ENCINITAS — A group of community activists are protesting Encinitas’ revised ordinance governing so-called density bonus projects, which they said violate state and local rules.
The Encinitas Residents Alliance alleges that the proposed change, which is part of a lawsuit settlement between the city and a density-bonus developer that the Council will consider at Wednesday’s meeting, violates the voter approved Proposition A as well as the California Environmental Quality Act.
State law allows for developers to build extra, or “bonus” homes on land if one or more of the homes are earmarked for low-income residents.
The developments have proven to be controversial in Encinitas, where developers have built a proportionally large amount of density bonus projects in Encinitas. This has caused a number of residents to complain that the city was too lax with its approval of projects, which they said altered the character of the community with oversized and super-dense units.
But developers have also sued the city, in particular after a July 2014 decision to approve several policies aimed at closing several loopholes that have been popular among density bonus developers.

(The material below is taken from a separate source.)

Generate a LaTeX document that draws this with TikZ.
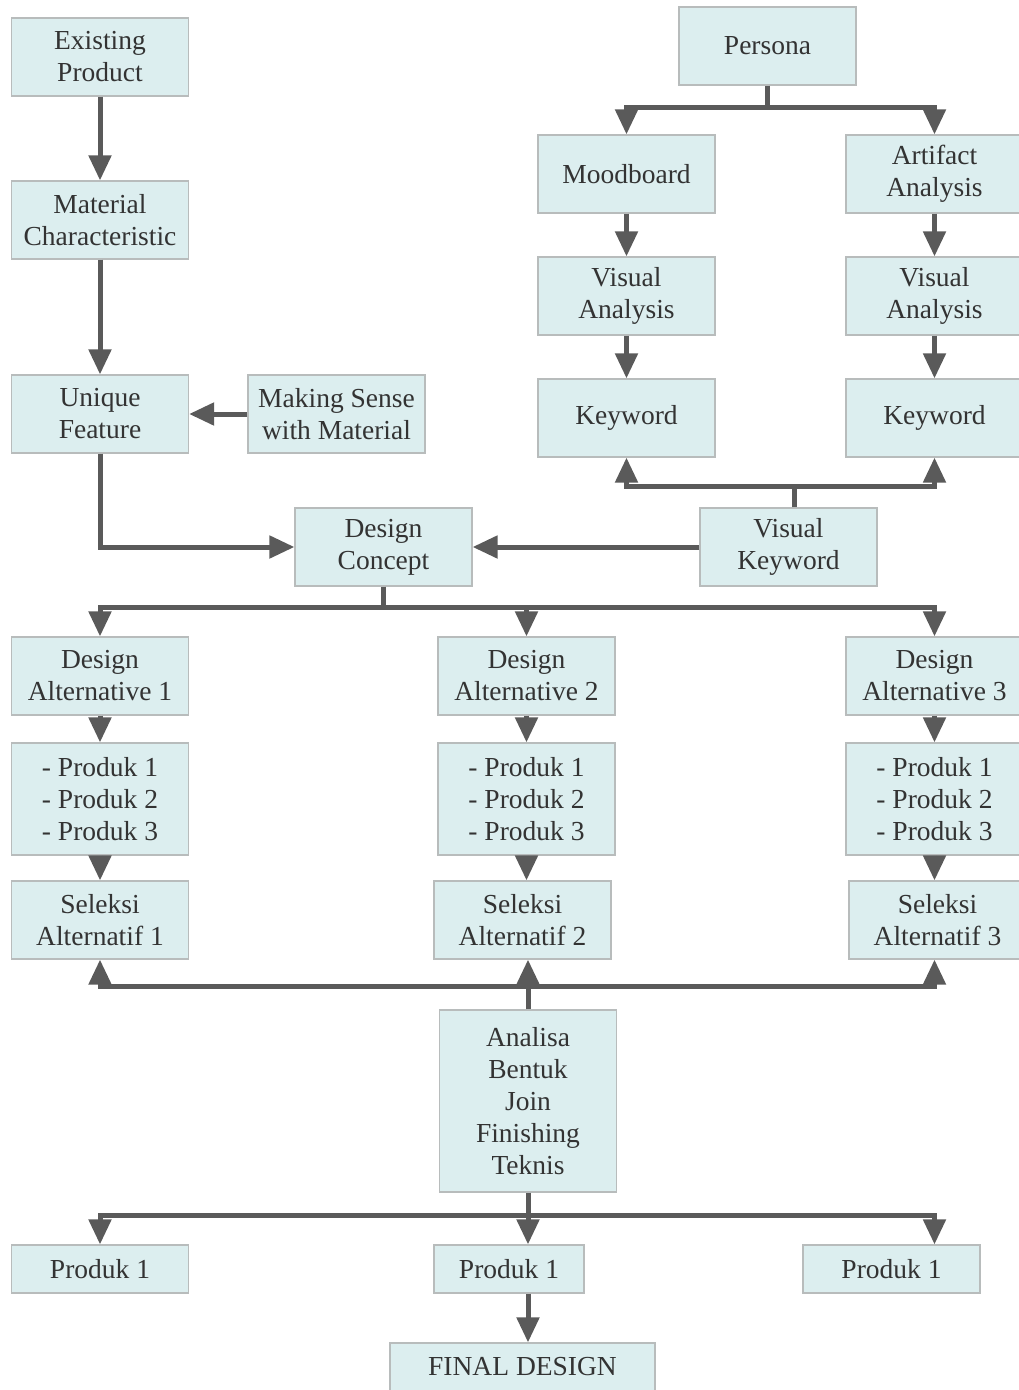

The city settled one lawsuit with the Building Industry Association of San Diego, which challenged the legality of the policy changes, only to be hit with another lawsuit by developer David C. Meyer of DCM Properties. Meyer argued that a vestige of the settlement arrangement — the city would calculate base density by rounding own the number of base units if the number were a fraction — violated state law.
Encinitas and Meyer have reached a settlement that calls for the city to round up in the case of fractional base density, which the city is scheduled to approve at the Wednesday council meeting.
Encinitas officials said they took the action as the result of an imminent state law that will, among other things, make rounding up the state’s overriding policy. The Assembly in May passed it out of its hall with a 45-7 vote and Gov. Jerry Brown, in his May revised budget, specifically called out the bill as an important piece of the state’s ability to increase its housing stock to meet increasing demands.
Encinitas has been in the minority in the argument for increased local control for density bonus projects, as critics have argued that local officials have used their policy interpretations to stifle development, creating a statewide housing crisis.
The Encinitas Residents Alliance, however, argues that the change to rounding up is tantamount to a citywide zone change that should be voted on by the people under Proposition A, which was approved in 2013.
The citizens group, spearheaded by former Planning Commissioner Bruce Ehlers, also argues that the increased density citywide would create a significant environmental impact that under state environmental laws should trigger a stringent study of its effects.
“By increasing the number of houses permitted under the ‘base density’ calculation the City is attempting to increase density without the public vote required by ‘Prop A,’ passed in June 2013 and now part of the city’s Municipal Code,” the group said in a news release. “The City violates CEQA law when it claims that an effective citywide upzone would not have a significant environmental impact.”
Encinitas Residents Alliance recently sued the city challenging its approval of a Leucadia project called Hymettus Estates, as well as challenging the legality of the city’s settlement with the Building Industry Association that preceded the Hymettus approval.
The BIA lawsuit settlement preserved the city’s ability to “round down” on density bonus projects with the exception of six projects that were deemed already in the planning pipeline, which included Hymettus Estates.
Activists argue that the settlement allowed for a much more densely packed project to be approved that would have otherwise would have been allowed under the former city policy.
Now, they say, the city’s current settlement with Meyer will open the door for similar projects elsewhere.
“The Council’s proposed change would modify all future density bonus calculations to match its special handling of six pipeline density bonus plans that were specially treated as a result of City Council’s settlement of a Building Industry Association (BIA) of San Diego lawsuit,” the alliance stated in the news release. “In both cases the settlements violate the California State Constitution that does not permit the delegation of the Council’s land use authority to a private party. This is the second time the City is being accused of unlawfully ceding its authority to a non-governmental entity; in this case, to DCM Properties, by agreeing to change zoning as dictated by this private party.”